I remember a retreat at which the leader had us make a list of all the things in the world that need to be changed. We were a group of progressive Christians. We listed all the biggies: poverty, racism, homophobia, classism. Some of us pushed the envelope: heterosexist constructions of sexuality; binary gender definitions, American exceptionalism. Some were practical: lukewarm governmental policy, bullying in the neighborhood schools, the need for compostable recycling. We were proud to read our lists.
One of my personality traits is that I pay particular attention to how things are perceived; actually what other people think of me. As I read my own list, I hoped people would perceive me as a committed social justice Christian. It’s a mystery how I can sound like I’m for the world, and be so self-centered, so full of it.
The retreat leader said, “No one put ME”
In the face of inexplicable violence and tragedy, we’re called to start by changing ME.
The word that Luke uses for repentance in this gospel text doesn’t mean making a list of all the things we need to change, either outward or inward. It doesn’t mean “turn around,” as it might in other places in scripture. Here it has a sense of “taking on a new frame of reference.” Jesus isn’t so much saying, “Get your act together.” He’s saying, “Try out a new frame of reference.” Read the world with a different set of eyes.
The parable fits this interpretation. The owner wants to cut down the tree because it hasn’t produced any fruit. It’s a perfectly logical conclusion. This is how the world works. Either get with the program or get out of the way. But this gardener turns out to be one of those who sees with the heart. The kind of people that drive us crazy. They make us stop and look again. They make us question our assumption. They make us wait. She sees the possibility. “Let me put a little manure around it.” She knows how nature works.
I need to tell you that the Greek word for manure isn’t that nice. You know what it really says. I want to say it, but I won’t because I don’t want to hear all your…. Well, you know what I mean.

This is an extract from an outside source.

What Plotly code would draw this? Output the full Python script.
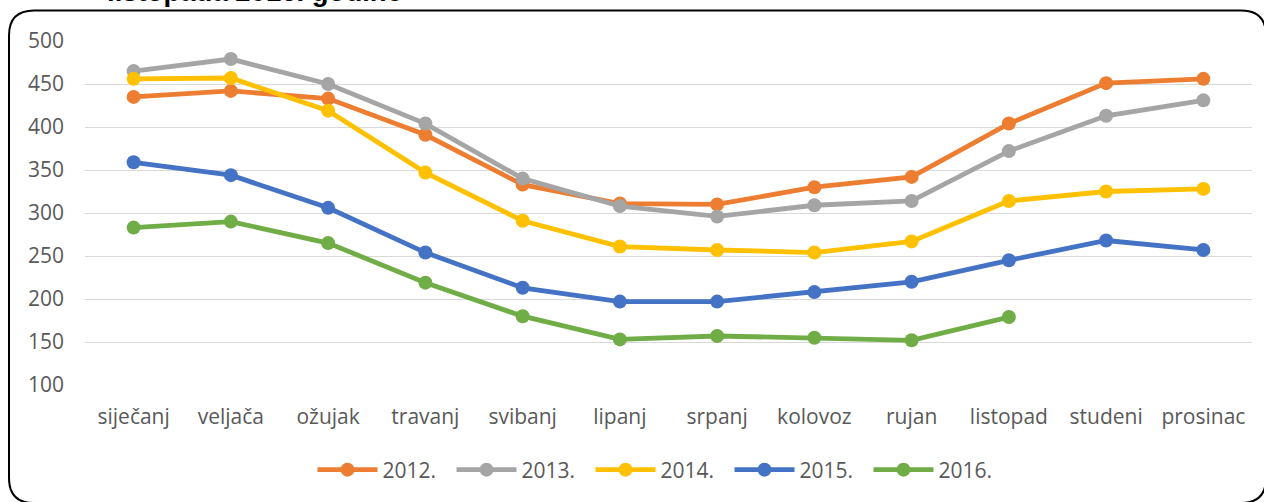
import plotly.graph_objects as go

months = ["siječanj", "veljača", "ožujak", "travanj", "svibanj", "lipanj",
          "srpanj", "kolovoz", "rujan", "listopad", "studeni", "prosinac"]
y2012 = [435, 442, 433, 391, 333, 311, 310, 330, 342, 404, 451, 456]
y2013 = [465, 479, 450, 404, 340, 308, 296, 309, 314, 372, 413, 431]
y2014 = [456, 457, 419, 347, 291, 261, 257, 254, 267, 314, 325, 328]
y2015 = [359, 344, 306, 254, 213, 197, 197, 208, 220, 245, 268, 257]
y2016 = [283, 290, 265, 219, 180, 153, 157, 155, 152, 179, None, None]

series = [
    ("2012.", y2012, "#ED7D31"),
    ("2013.", y2013, "#A5A5A5"),
    ("2014.", y2014, "#FFC000"),
    ("2015.", y2015, "#4472C4"),
    ("2016.", y2016, "#70AD47"),
]

FONT = "Open Sans"
fig = go.Figure()
for name, vals, col in series:
    fig.add_trace(go.Scatter(
        x=months, y=vals, name=name, mode="lines+markers",
        line=dict(color=col, width=4.8),
        marker=dict(color=col, size=14),
        connectgaps=False,
    ))

W, H = 1264, 502
L, R, T, B = 85, 12, 41, 117
pw, ph = W - L - R, H - T - B


def px(x):
    return (x - L) / pw


def py(y):
    return (H - B - y) / ph


x0, x1, y0, y1, r = px(9), px(1266), py(10.5), py(503), 25 / pw
ry = 25 / ph
path = (f"M {x0},{y0 - ry} L {x0},{y1 + ry} Q {x0},{y1} {x0 + r},{y1} "
        f"L {x1 - r},{y1} Q {x1},{y1} {x1},{y1 + ry} L {x1},{y0 - ry} "
        f"Q {x1},{y0} {x1 - r},{y0} L {x0 + r},{y0} Q {x0},{y0} {x0},{y0 - ry} Z")

fig.update_layout(
    width=W, height=H,
    margin=dict(l=L, r=R, t=T, b=B, autoexpand=False),
    paper_bgcolor="white", plot_bgcolor="white",
    font=dict(family=FONT, size=21, color="#595959"),
    showlegend=True,
    legend=dict(orientation="h", x=px(660), xanchor="center", y=py(470), yanchor="middle",
                font=dict(family=FONT, size=21, color="#595959"),
                itemwidth=60, tracegroupgap=0, entrywidth=64),
    xaxis=dict(range=[-0.5, 11.5], showgrid=False, zeroline=False, showline=False,
               ticks="", automargin=False, ticklabelstandoff=17,
               tickfont=dict(family=FONT, size=21, color="#595959")),
    yaxis=dict(range=[100, 500], dtick=50, showgrid=True, gridcolor="#D9D9D9",
               gridwidth=1.3, zeroline=False, showline=False, ticks="",
               automargin=False, ticklabelstandoff=20,
               tickfont=dict(family=FONT, size=21, color="#595959")),
    shapes=[dict(type="path", path=path, xref="paper", yref="paper",
                 line=dict(color="black", width=2), layer="below")],
    annotations=[dict(text="<b>listopada 2016. godine</b>", xref="paper", yref="paper",
                      x=px(254), y=py(-8), xanchor="center", yanchor="middle",
                      showarrow=False,
                      font=dict(family="Liberation Sans", size=27.5, color="black"))],
)

fig.write_html("out.html", post_script="document.body.style.margin='0';",
               config={"displayModeBar": False})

In the crap. In the stink. In the crisis that non-production causes, God is tending to the creation. In fact, by the end of Luke’s story, Jesus is the one who ends up buried in the earth, planted at the root of creation, in the darkest of places, his blood mingled with our own, the stone fallen heavy on him. Yet even now as one year turns into the next, he is coming to life again. His Spirit is at work bringing new life and the promise of fruit that we cannot see with our eyes or experience, only with the Spirit.
I hear in these little verses that we read today an invitation to live from a different place. We all know how to live from our crisis, our anxiety, our fear. And what does that ever get us? Speaking personally, when I act from my fear, I make the wrong decisions. I create more fear and anxiety, now set at motion in others.
When I manage to get to the place of grace, usually with the help of some friend who really has their “stuff” together, I find the God place. I find the river of Spirit that runs under all things. When we come from that place, we’re transformed. And we begin to spread compassion and peace, love and gentleness, kindness and justice—the fruits of the Spirit.
We live in a time of constant and ongoing crisis, created every day by social media, by a style of politics that is cruel and manipulative, by the narcissm of an entire system. Perhaps the world doesn’t need one more community acting from its own narcissm, judgment, and arrogance. It needs a community that’s willing to sit with the “stuff” for a while, see a bigger picture, and then show up as a non-anxious and loving presence.
Think about it. Who do you want to show up in your own crises? Not the fearful, anxiety-driven friend, but the one who says, “Let me sit with you. Hold my hand. We’ll get through this. God is at work. Our hearts know what we need to do.
The world needs this: a community that says, “Don’t cut it all down. We’ve been through this before. Death and violence and pain and suffering have landed on us since the beginning of time, even before Pilate and the Tower of Siloam. Before Columbine and Katrina. Before white supremacy and consumerism. Before ISIS and any American president. And since the beginning of time, from the first garden, God has been at work nurturing, and pruning, and being sunlight, and being manure, so that the tree of life will have leaves for the healing of the nations and produce fruit that is beautiful and satisfying and eternal.
In God’s time, a year…even three days…can change everything.